In 1926, he launched Negro History Week as an initiative to bring national attention to the contributions of black people throughout American history. (by Elissa Haney from www.infoplease.com)
Riverhead High School held its annual Black History / Unity Celebration on February 25. RHS AP Michael Hugelmeyer was the Master of Ceremonies. The celebration opened with the presentation of the colors and the Pledge of Allegiance led by the NJROTC and the “Star Spangled Banner” sung by Amanda Osborne. Rev. Mary Cooper from the House of Praise gave the invocation.
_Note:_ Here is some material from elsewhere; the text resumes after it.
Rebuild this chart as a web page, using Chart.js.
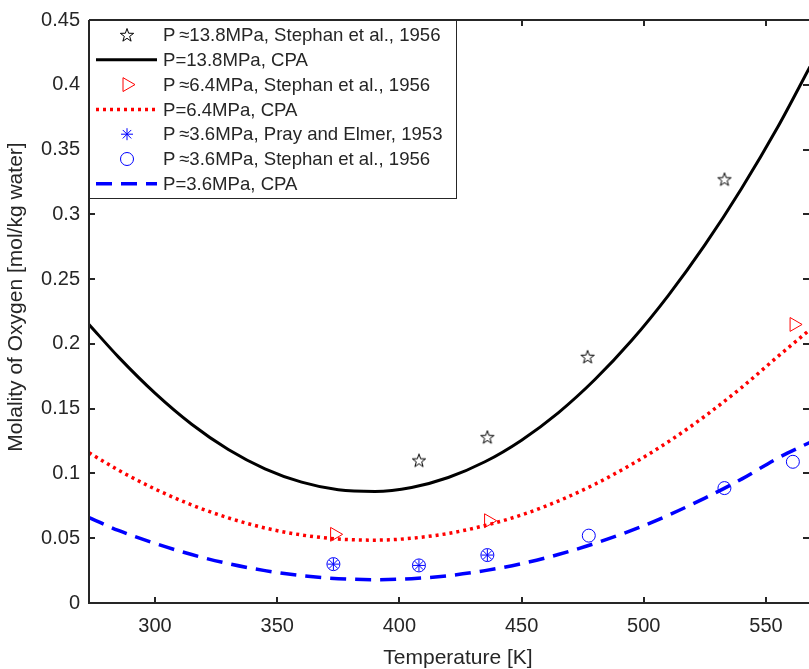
<!DOCTYPE html>
<html>
<head>
<meta charset="utf-8">
<script src="https://cdn.jsdelivr.net/npm/chart.js@4.4.0/dist/chart.umd.min.js"></script>
<style>
  html, body { margin: 0; padding: 0; background: #fff; }
  #wrap { width: 809px; height: 669px; }
</style>
</head>
<body>
<div id="wrap"><canvas id="chart" width="809" height="669"></canvas></div>
<script>
// temperature grid for the CPA curves [K]
const cpaTemps = [273, 285, 300, 315, 330, 345, 360, 375, 390, 405, 420, 435, 450, 465, 480, 495, 510, 525, 540, 555, 568];
// molality of O2 [mol/kg water]
const cpa138 = [0.215, 0.190, 0.162, 0.138, 0.1185, 0.1036, 0.0933, 0.0874, 0.0861, 0.0892, 0.0969, 0.109, 0.1257, 0.1468, 0.1725, 0.2026, 0.2373, 0.2764, 0.320, 0.368, 0.414];
const cpa64 = [0.116, 0.1026, 0.088, 0.0757, 0.0657, 0.0579, 0.0525, 0.0494, 0.0485, 0.050, 0.0537, 0.0598, 0.068, 0.0787, 0.0917, 0.107, 0.1244, 0.1442, 0.1663, 0.1905, 0.211];
const cpa36 = [0.066, 0.056, 0.046, 0.0374, 0.0304, 0.025, 0.0211, 0.0188, 0.018, 0.0188, 0.0211, 0.025, 0.0304, 0.0374, 0.046, 0.056, 0.0677, 0.081, 0.0956, 0.112, 0.124];

// experimental points
const stephan138T = [408, 436, 477, 533];
const stephan138 = [0.110, 0.128, 0.190, 0.327];
const stephan64T = [373.5, 436.5, 561.5];
const stephan64 = [0.053, 0.0635, 0.215];
const pray36T = [373, 408, 436];
const pray36 = [0.030, 0.029, 0.037];
const stephan36T = [373, 408, 436, 477.5, 533, 561];
const stephan36 = [0.030, 0.029, 0.037, 0.052, 0.0887, 0.109];

const seriesNames = [
  'P\u2009\u224813.8MPa, Stephan et al., 1956',
  'P=13.8MPa, CPA',
  'P\u2009\u22486.4MPa, Stephan et al., 1956',
  'P=6.4MPa, CPA',
  'P\u2009\u22483.6MPa, Pray and Elmer, 1953',
  'P\u2009\u22483.6MPa, Stephan et al., 1956',
  'P=3.6MPa, CPA'
];

const xTicks = [300, 350, 400, 450, 500, 550];
const yTicks = [0, 0.05, 0.1, 0.15, 0.2, 0.25, 0.3, 0.35, 0.4, 0.45];
const yTickLabels = ['0', '0.05', '0.1', '0.15', '0.2', '0.25', '0.3', '0.35', '0.4', '0.45'];

const FONT = "'Liberation Sans', Arial, sans-serif";
const INK = '#262626';
Chart.defaults.font.family = FONT;

const pts = (xs, ys) => xs.map((x, i) => ({ x: x, y: ys[i] }));

// open five-pointed star marker
function starMarker(r, color) {
  const c = document.createElement('canvas');
  const s = Math.ceil(r * 2 + 4);
  c.width = c.height = s;
  const g = c.getContext('2d');
  g.strokeStyle = color;
  g.lineWidth = 1;
  g.beginPath();
  for (let k = 0; k < 10; k++) {
    const rr = k % 2 ? r * 0.4 : r;
    const ang = -Math.PI / 2 + k * Math.PI / 5;
    const px = s / 2 + rr * Math.cos(ang), py = s / 2 + rr * Math.sin(ang) + 0.5;
    k ? g.lineTo(px, py) : g.moveTo(px, py);
  }
  g.closePath();
  g.stroke();
  return c;
}

function marker(style, color, radius, extra) {
  return Object.assign({
    showLine: false, pointStyle: style, pointRadius: radius,
    pointBorderColor: color, pointBackgroundColor: 'rgba(0,0,0,0)',
    pointBorderWidth: 1, borderColor: color, backgroundColor: 'rgba(0,0,0,0)'
  }, extra || {});
}

function curve(color, width, dash) {
  return {
    showLine: true, borderColor: color, borderWidth: width, borderDash: dash,
    pointRadius: 0, cubicInterpolationMode: 'monotone', fill: false, borderCapStyle: 'butt'
  };
}

const datasets = [
  Object.assign({ label: seriesNames[0], data: pts(stephan138T, stephan138) }, marker(starMarker(7, '#000'), '#000', 7)),
  Object.assign({ label: seriesNames[1], data: pts(cpaTemps, cpa138) }, curve('#000', 3, [])),
  Object.assign({ label: seriesNames[2], data: pts(stephan64T, stephan64) }, marker('triangle', '#ff0000', 8, { pointRotation: 90 })),
  Object.assign({ label: seriesNames[3], data: pts(cpaTemps, cpa64) }, curve('#ff0000', 3.5, [3, 4])),
  Object.assign({ label: seriesNames[4], data: pts(pray36T, pray36) }, marker('star', '#0000ff', 6)),
  Object.assign({ label: seriesNames[5], data: pts(stephan36T, stephan36) }, marker('circle', '#0000ff', 6.5)),
  Object.assign({ label: seriesNames[6], data: pts(cpaTemps, cpa36) }, curve('#0000ff', 3.5, [16, 9]))
];

// box, inward ticks, axis titles and the legend, drawn MATLAB style
const frame = {
  id: 'frame',
  afterDraw(chart) {
    const { ctx, chartArea: a, scales: { x, y } } = chart;
    ctx.save();
    ctx.strokeStyle = INK;
    ctx.lineWidth = 2;
    ctx.beginPath();
    ctx.moveTo(a.left, a.top); ctx.lineTo(a.left, a.bottom); ctx.lineTo(a.right + 1.5, a.bottom);
    ctx.moveTo(a.left, a.top); ctx.lineTo(a.right + 1.5, a.top); ctx.lineTo(a.right + 1.5, a.bottom);
    ctx.stroke();
    ctx.beginPath();
    xTicks.forEach(v => {
      const px = Math.round(x.getPixelForValue(v));
      ctx.moveTo(px, a.bottom); ctx.lineTo(px, a.bottom - 6);
      ctx.moveTo(px, a.top); ctx.lineTo(px, a.top + 6);
    });
    yTicks.forEach(v => {
      const py = Math.round(y.getPixelForValue(v));
      ctx.moveTo(a.left, py); ctx.lineTo(a.left + 6, py);
      ctx.moveTo(a.right, py); ctx.lineTo(a.right - 6, py);
    });
    ctx.stroke();

    // axis titles
    ctx.fillStyle = INK;
    ctx.font = '21px ' + FONT;
    ctx.textAlign = 'center';
    ctx.textBaseline = 'middle';
    ctx.fillText('Temperature [K]', 458, 658);
    ctx.save();
    ctx.translate(16, 297);
    ctx.rotate(-Math.PI / 2);
    ctx.fillText('Molality of Oxygen [mol/kg water]', 0, 0);
    ctx.restore();

    // legend
    const lx = 89.5, ly = 20.5, lw = 367, lh = 178;
    ctx.fillStyle = '#fff';
    ctx.fillRect(lx, ly, lw, lh);
    ctx.lineWidth = 1;
    ctx.strokeStyle = INK;
    ctx.strokeRect(lx, ly, lw, lh);
    ctx.font = '18.6px ' + FONT;
    ctx.textAlign = 'left';
    chart.data.datasets.forEach((ds, i) => {
      const ry = 35 + i * 24.8;
      if (ds.showLine) {
        ctx.save();
        ctx.strokeStyle = ds.borderColor;
        ctx.lineWidth = ds.borderWidth;
        ctx.setLineDash(ds.borderDash || []);
        ctx.beginPath();
        ctx.moveTo(96, ry); ctx.lineTo(157, ry);
        ctx.stroke();
        ctx.restore();
      } else {
        ctx.save();
        ctx.strokeStyle = ds.pointBorderColor;
        ctx.fillStyle = 'rgba(0,0,0,0)';
        ctx.lineWidth = ds.pointBorderWidth;
        Chart.helpers.drawPoint(ctx, {
          pointStyle: ds.pointStyle, rotation: ds.pointRotation || 0,
          radius: ds.pointRadius, borderWidth: ds.pointBorderWidth
        }, 127, ry);
        ctx.restore();
      }
      ctx.fillStyle = INK;
      ctx.fillText(ds.label, 163, ry + 1);
    });
    ctx.restore();
  }
};

new Chart(document.getElementById('chart'), {
  type: 'line',
  data: { datasets: datasets },
  options: {
    responsive: false,
    animation: false,
    layout: { autoPadding: false, padding: { top: 20, right: 0, left: 0, bottom: 0 } },
    plugins: { legend: { display: false }, tooltip: { enabled: false } },
    scales: {
      x: {
        type: 'linear', min: 273, max: 567.6,
        grid: { display: false }, border: { display: false },
        afterBuildTicks: s => { s.ticks = xTicks.map(v => ({ value: v })); },
        ticks: { font: { size: 20 }, color: INK, padding: 3, maxRotation: 0, autoSkip: false,
                 callback: (v, i) => String(xTicks[i]) },
        afterFit: s => { s.height = 66; s.paddingLeft = 0; s.paddingRight = 0; }
      },
      y: {
        type: 'linear', min: 0, max: 0.45,
        grid: { display: false }, border: { display: false },
        afterBuildTicks: s => { s.ticks = yTicks.map(v => ({ value: v })); },
        ticks: { font: { size: 20 }, color: INK, padding: 1, autoSkip: false,
                 callback: (v, i) => yTickLabels[i] },
        afterFit: s => { s.width = 89; s.paddingTop = 0; s.paddingBottom = 0; }
      }
    }
  },
  plugins: [frame]
});
</script>
</body>
</html>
The program featured presentations by students in the high school’s Council for Unity program, who read biographies of Black Americans like Garrett Morgan, Granville T. Woods, Vivian Thomas, all of whom made major contributions to medicine and industry, but went largely unrecognized until much later in history. In addition, music by the Aquebogue Elementary School, the Chamber Choir, the Jazz Band, and a solo by Taylor Burgess highlighted musical and historical contributions by Black Americans.
Student essay winners from the Pulaski Street School’s annual Garfield Langhorn Essay Contest read their writings by this RHS graduate, who died heroically in the Vietnam War by throwing his body over a grenade to save the lives of the other soldiers near him. PFC Garfield Langhorn was posthumously awarded a Congressional Medal of Honor.
African American Poet and Author Deborah La’Sassier recited selections from her poetry entitled “When Color Fades”. District employee Jenny Corbin recited works by Sojourner Truth and Maya Angelou. The First Baptist Church Praise Dance Group and the RHS Steppers also gave performances.
Each year a high school the students who organize this event also recognize the contributions of a faculty member, staff member, or administrator by presenting the person honored with the Martin Luther King, Jr. Award. This year’s recipient was RHS Assistant Principal Eileen Manitta.
“I just love these Black History Month celebrations,” shared community member Robert Brown.” Mr. Brown participated in the high school celebration by reciting two of his own poems.